------ DATA PROVIDED ------
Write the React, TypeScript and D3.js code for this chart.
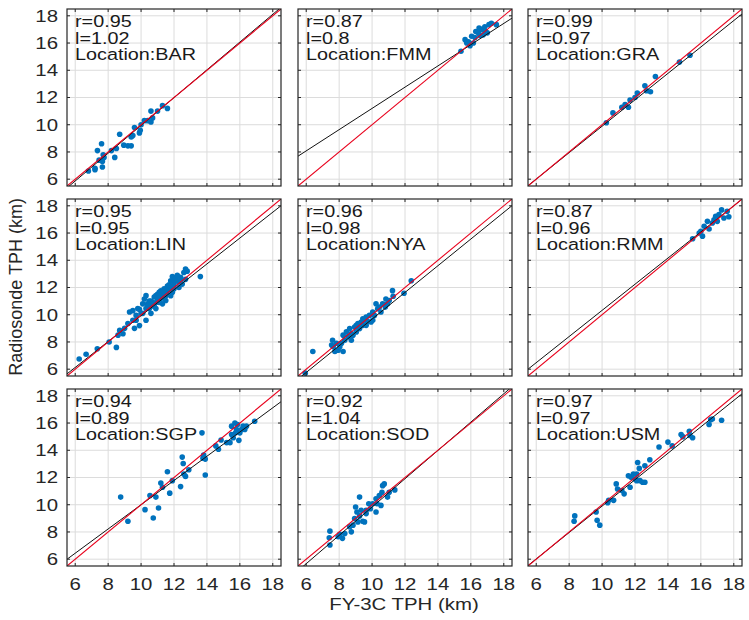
import React, { useRef, useEffect } from 'react';
import * as d3 from 'd3';

// station labels, r and slope text as printed on the figure
const stations = ['BAR', 'FMM', 'GRA', 'LIN', 'NYA', 'RMM', 'SGP', 'SOD', 'USM'];
const rText = ['0.95', '0.87', '0.99', '0.95', '0.96', '0.87', '0.94', '0.92', '0.97'];
const lText = ['1.02', '0.8', '0.97', '0.95', '0.98', '0.96', '0.89', '1.04', '0.97'];

// fitted line (black) per station: slope, intercept
const fitSlope = [1.02, 0.78, 0.97, 0.95, 0.98, 0.96, 0.89, 1.04, 0.97];
const fitIntercept = [-0.25, 3.4, 0.19, 0.43, -0.12, 0.72, 1.1, -0.57, 0.2];

const ticks = [6, 8, 10, 12, 14, 16, 18];

// FY-3C TPH (x) vs radiosonde TPH (y), km
const BAR: [number, number][] = [
  [6.8, 6.6], [7.2, 6.7], [7.2, 6.8], [7.35, 8.1], [7.6, 8.6], [7.65, 6.9], [7.7, 7.8], [7.65, 7.3],
  [7.75, 7.6], [8.4, 7.6], [8.5, 8.25], [8.7, 9.3], [8.95, 8.5], [9.2, 8.45], [9.4, 8.45], [9.5, 9.2],
  [9.6, 9.8], [9.9, 9.4], [9.95, 9.6], [10.0, 10.0], [10.2, 10.3], [10.4, 10.3], [10.6, 11.0], [10.6, 10.2],
  [10.7, 10.5], [11.0, 11.0], [11.3, 11.4], [11.6, 11.2], [9.4, 9.1], [8.2, 8.1], [7.45, 7.4],
];
const FMM: [number, number][] = [
  [15.4, 15.4], [15.65, 16.25], [15.85, 16.1], [15.95, 15.8], [16.05, 16.5], [16.25, 16.4], [16.3, 16.85],
  [16.45, 16.75], [16.55, 16.55], [16.65, 17.0], [16.75, 16.6], [16.85, 17.2], [17.0, 16.75], [17.1, 17.35],
  [17.25, 17.45], [17.55, 17.35], [16.15, 16.0], [15.75, 16.0], [16.5, 17.1], [16.9, 16.85],
];
const GRA: [number, number][] = [
  [10.26, 10.15], [10.66, 10.87], [11.2, 11.28], [11.4, 11.48], [11.6, 11.28], [11.7, 11.82], [12.0, 12.0],
  [12.14, 12.33], [12.6, 12.86], [12.7, 12.5], [12.94, 12.42], [13.24, 13.54], [14.7, 14.6], [15.34, 15.1],
];
const LIN: [number, number][] = [
  [6.24, 6.75], [6.66, 7.1], [7.34, 7.5], [8.06, 8.0], [8.5, 7.6], [8.6, 8.5], [8.7, 8.85], [8.9, 8.6],
  [9.0, 9.0], [9.2, 9.35], [9.3, 10.2], [9.5, 10.3], [9.5, 9.6], [9.7, 9.95], [9.7, 9.6], [9.9, 10.4],
  [10.0, 10.1], [10.1, 10.8], [10.2, 11.15], [10.3, 10.45], [10.4, 10.8], [10.5, 10.45], [10.6, 11.0],
  [10.7, 10.7], [10.8, 11.3], [10.9, 10.9], [11.0, 11.5], [11.1, 11.05], [11.2, 11.75], [11.3, 11.3],
  [11.4, 11.9], [11.5, 11.4], [11.6, 12.1], [11.7, 11.9], [11.8, 12.5], [11.9, 12.1], [12.0, 12.4],
  [12.1, 12.6], [12.3, 12.4], [12.4, 12.75], [12.6, 13.1], [12.7, 13.35], [12.8, 13.2], [13.6, 12.8],
  [10.1, 10.1], [9.8, 10.45], [10.5, 11.0], [10.9, 11.4], [11.3, 10.8], [11.5, 11.05], [11.8, 11.4],
  [11.9, 11.65], [12.3, 12.0], [12.5, 12.25], [11.7, 12.2], [11.1, 11.65], [10.9, 10.45], [10.6, 10.1],
  [10.3, 9.6], [9.9, 9.2], [9.6, 9.0], [10.3, 11.4], [11.9, 12.8], [12.2, 12.9], [12.7, 12.6],
  [10.4, 10.6], [10.7, 10.9], [11.0, 11.2], [11.2, 11.4], [11.4, 11.6], [11.6, 11.8], [11.8, 12.0],
  [12.0, 12.2], [12.2, 12.5], [10.8, 10.6], [11.1, 10.9], [11.4, 11.2], [11.6, 11.5], [12.0, 11.9],
  [12.4, 12.5],
];
const NYA: [number, number][] = [
  [5.94, 5.71], [6.4, 7.3], [7.54, 7.77], [7.6, 8.13], [7.74, 7.3], [7.94, 7.4], [8.04, 7.65], [8.14, 7.9],
  [8.24, 7.3], [8.34, 8.13], [8.44, 8.74], [8.54, 8.38], [8.64, 8.98], [8.74, 8.62], [8.84, 8.5], [8.94, 9.1],
  [9.04, 8.74], [9.14, 9.35], [9.24, 8.98], [9.34, 9.47], [9.44, 9.22], [9.54, 9.59], [9.64, 9.83],
  [9.74, 9.5], [9.84, 9.95], [9.94, 9.47], [10.04, 10.2], [10.14, 9.95], [10.24, 10.8], [10.34, 10.44],
  [10.44, 10.56], [10.64, 10.8], [10.84, 11.16], [10.94, 10.8], [11.04, 11.04], [11.24, 11.77],
  [11.28, 11.36], [11.94, 11.58], [12.38, 12.5], [8.74, 8.13], [9.64, 9.22], [9.44, 9.7], [9.04, 9.22],
  [8.64, 8.38], [7.84, 7.9], [10.04, 9.59], [10.54, 10.2], [8.24, 8.5], [7.64, 7.65], [10.8, 10.56],
];
const RMM: [number, number][] = [
  [15.5, 15.58], [15.9, 16.0], [16.1, 15.77], [16.2, 16.5], [16.4, 16.86], [16.5, 16.3], [16.7, 16.74],
  [16.8, 16.98], [17.0, 16.86], [17.1, 17.35], [17.26, 17.7], [17.4, 17.1], [17.6, 17.6], [17.7, 17.2],
  [16.0, 16.13], [16.9, 17.23],
];
const SGP: [number, number][] = [
  [8.76, 10.56], [9.2, 8.79], [10.24, 9.64], [10.54, 10.68], [10.74, 9.03], [10.9, 10.56], [11.06, 9.76],
  [11.2, 11.6], [11.3, 11.28], [11.6, 12.42], [11.74, 10.85], [11.9, 11.77], [12.4, 11.33], [12.5, 13.5],
  [12.56, 13.03], [12.6, 12.25], [12.7, 12.08], [12.9, 12.57], [13.7, 15.28], [13.76, 13.42], [13.8, 13.64],
  [13.9, 13.35], [13.9, 12.18], [14.54, 14.32], [14.7, 14.07], [14.86, 14.75], [15.2, 14.56], [15.4, 14.56],
  [15.5, 15.77], [15.6, 14.92], [15.7, 16.0], [15.74, 15.28], [15.86, 15.89], [15.94, 14.73], [16.0, 15.28],
  [16.1, 15.52], [16.2, 15.77], [16.3, 15.52], [16.4, 15.77], [16.9, 16.13], [15.5, 15.16], [15.8, 15.53],
];
const SOD: [number, number][] = [
  [7.44, 8.06], [7.4, 7.58], [7.44, 7.04], [7.94, 7.65], [8.04, 7.82], [8.2, 7.53], [8.64, 8.38],
  [8.74, 8.01], [8.94, 8.98], [9.08, 9.47], [9.14, 8.74], [9.24, 10.56], [9.24, 9.18], [9.34, 9.59],
  [9.44, 8.79], [9.54, 8.74], [9.64, 9.35], [9.8, 10.07], [9.9, 9.71], [10.04, 10.07], [10.24, 9.47],
  [10.24, 10.44], [10.3, 10.07], [10.44, 10.68], [10.54, 9.95], [10.6, 10.92], [10.64, 11.4],
  [10.74, 11.53], [10.94, 10.56], [11.04, 10.92], [11.38, 11.09], [9.0, 9.83], [8.84, 8.5], [8.34, 7.89],
  [9.64, 9.59],
];
const USM: [number, number][] = [
  [8.3, 8.79], [8.34, 9.18], [9.64, 9.47], [9.7, 8.86], [9.86, 8.5], [10.34, 10.15], [10.4, 10.32],
  [10.7, 10.32], [10.86, 11.53], [10.94, 11.16], [11.2, 11.04], [11.34, 10.8], [11.6, 12.13], [11.7, 11.28],
  [11.76, 12.01], [11.9, 12.25], [12.0, 11.89], [12.1, 11.77], [12.16, 13.1], [12.26, 12.67], [12.3, 11.77],
  [12.46, 11.65], [12.6, 11.65], [12.6, 12.86], [12.9, 13.3], [13.46, 14.24], [14.0, 14.6], [14.26, 14.32],
  [14.8, 15.16], [14.9, 15.0], [15.3, 15.4], [15.34, 15.09], [15.5, 14.92], [16.5, 15.89], [16.6, 16.25],
  [16.7, 16.3], [17.26, 16.2], [12.1, 12.25],
];

const points = [BAR, FMM, GRA, LIN, NYA, RMM, SGP, SOD, USM];

const App = () => {
  const ref = useRef<SVGSVGElement>(null);

  useEffect(() => {
    const svg = d3.select(ref.current);
    svg.selectAll('*').remove();

    const colLeft = [67, 298, 528];
    const rowTop = [9, 199, 389];
    const w = 214;
    const h = 177;
    const font = 'Liberation Sans, Arial, sans-serif';
    const txt = '#262626';
    const sx = 1.2; // the figure is stretched sideways

    const x = d3.scaleLinear().domain([5.5, 18.5]).range([0, w]);
    const y = d3.scaleLinear().domain([5.5, 18.5]).range([h, 0]);

    stations.forEach((name, i) => {
      const col = i % 3;
      const row = Math.floor(i / 3);
      const g = svg.append('g').attr('transform', `translate(${colLeft[col]},${rowTop[row]})`);

      g.append('clipPath').attr('id', `clip${i}`)
        .append('rect').attr('width', w).attr('height', h);

      // grid
      g.selectAll('.gx').data(ticks).enter().append('line')
        .attr('x1', d => x(d)).attr('x2', d => x(d)).attr('y1', 0).attr('y2', h)
        .attr('stroke', '#dcdcdc').attr('stroke-width', 1);
      g.selectAll('.gy').data(ticks).enter().append('line')
        .attr('y1', d => y(d)).attr('y2', d => y(d)).attr('x1', 0).attr('x2', w)
        .attr('stroke', '#dcdcdc').attr('stroke-width', 1);

      const plot = g.append('g').attr('clip-path', `url(#clip${i})`);

      plot.selectAll('circle').data(points[i]).enter().append('circle')
        .attr('cx', d => x(d[0])).attr('cy', d => y(d[1])).attr('r', 2.8)
        .attr('fill', '#0072BD');

      const line = d3.line<number>().x(d => x(d)).y(d => y(fitSlope[i] * d + fitIntercept[i]));
      plot.append('path').datum([5.5, 18.5]).attr('d', line)
        .attr('stroke', '#111').attr('stroke-width', 1).attr('fill', 'none');
      plot.append('line')
        .attr('x1', x(5.5)).attr('y1', y(5.5)).attr('x2', x(18.5)).attr('y2', y(18.5))
        .attr('stroke', '#e8001c').attr('stroke-width', 1.1);

      // inward ticks
      ticks.forEach(t => {
        g.append('line').attr('x1', x(t)).attr('x2', x(t)).attr('y1', h).attr('y2', h - 3).attr('stroke', txt);
        g.append('line').attr('x1', x(t)).attr('x2', x(t)).attr('y1', 0).attr('y2', 3).attr('stroke', txt);
        g.append('line').attr('y1', y(t)).attr('y2', y(t)).attr('x1', 0).attr('x2', 3).attr('stroke', txt);
        g.append('line').attr('y1', y(t)).attr('y2', y(t)).attr('x1', w).attr('x2', w - 3).attr('stroke', txt);
      });

      g.append('rect').attr('width', w).attr('height', h)
        .attr('fill', 'none').attr('stroke', txt).attr('stroke-width', 1.2);

      // annotation
      [`r=${rText[i]}`, `l=${lText[i]}`, `Location:${name}`].forEach((s, k) => {
        g.append('text')
          .attr('transform', `translate(8,${18 + k * 16.5}) scale(${sx},1)`)
          .attr('font-family', font).attr('font-size', 16.5).attr('fill', '#1a1a1a')
          .text(s);
      });

      if (col === 0) {
        ticks.forEach(t => {
          g.append('text')
            .attr('transform', `translate(-9,${y(t)}) scale(${sx},1)`)
            .attr('text-anchor', 'end').attr('dominant-baseline', 'central')
            .attr('font-family', font).attr('font-size', 17).attr('fill', txt)
            .text(t);
        });
      }
      if (row === 2) {
        ticks.forEach(t => {
          g.append('text')
            .attr('transform', `translate(${x(t)},${h + 24}) scale(${sx},1)`)
            .attr('text-anchor', 'middle')
            .attr('font-family', font).attr('font-size', 17).attr('fill', txt)
            .text(t);
        });
      }
    });

    svg.append('text')
      .attr('transform', `translate(404,610) scale(${sx},1)`)
      .attr('text-anchor', 'middle')
      .attr('font-family', font).attr('font-size', 17).attr('fill', txt)
      .text('FY-3C TPH (km)');

    svg.append('text')
      .attr('transform', 'translate(22,287) rotate(-90)')
      .attr('text-anchor', 'middle')
      .attr('font-family', font).attr('font-size', 18).attr('fill', txt)
      .text('Radiosonde TPH (km)');
  }, []);

  return (
    <svg ref={ref} width={749} height={620}
      style={{ position: 'absolute', left: 0, top: 0, background: '#fff' }} />
  );
};

export default App;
------
* [INSTRUCTIONS TO FOLLOW] In the data above, please extract the lines from the first one through the line with "const ticks = [6, 8, 10, 12, 14, 16, 18];", exactly, and keep pictures out.

* [SOLUTION FOR THIS EXERCISE]
Write the React, TypeScript and D3.js code for this chart.
import React, { useRef, useEffect } from 'react';
import * as d3 from 'd3';

// station labels, r and slope text as printed on the figure
const stations = ['BAR', 'FMM', 'GRA', 'LIN', 'NYA', 'RMM', 'SGP', 'SOD', 'USM'];
const rText = ['0.95', '0.87', '0.99', '0.95', '0.96', '0.87', '0.94', '0.92', '0.97'];
const lText = ['1.02', '0.8', '0.97', '0.95', '0.98', '0.96', '0.89', '1.04', '0.97'];

// fitted line (black) per station: slope, intercept
const fitSlope = [1.02, 0.78, 0.97, 0.95, 0.98, 0.96, 0.89, 1.04, 0.97];
const fitIntercept = [-0.25, 3.4, 0.19, 0.43, -0.12, 0.72, 1.1, -0.57, 0.2];

const ticks = [6, 8, 10, 12, 14, 16, 18];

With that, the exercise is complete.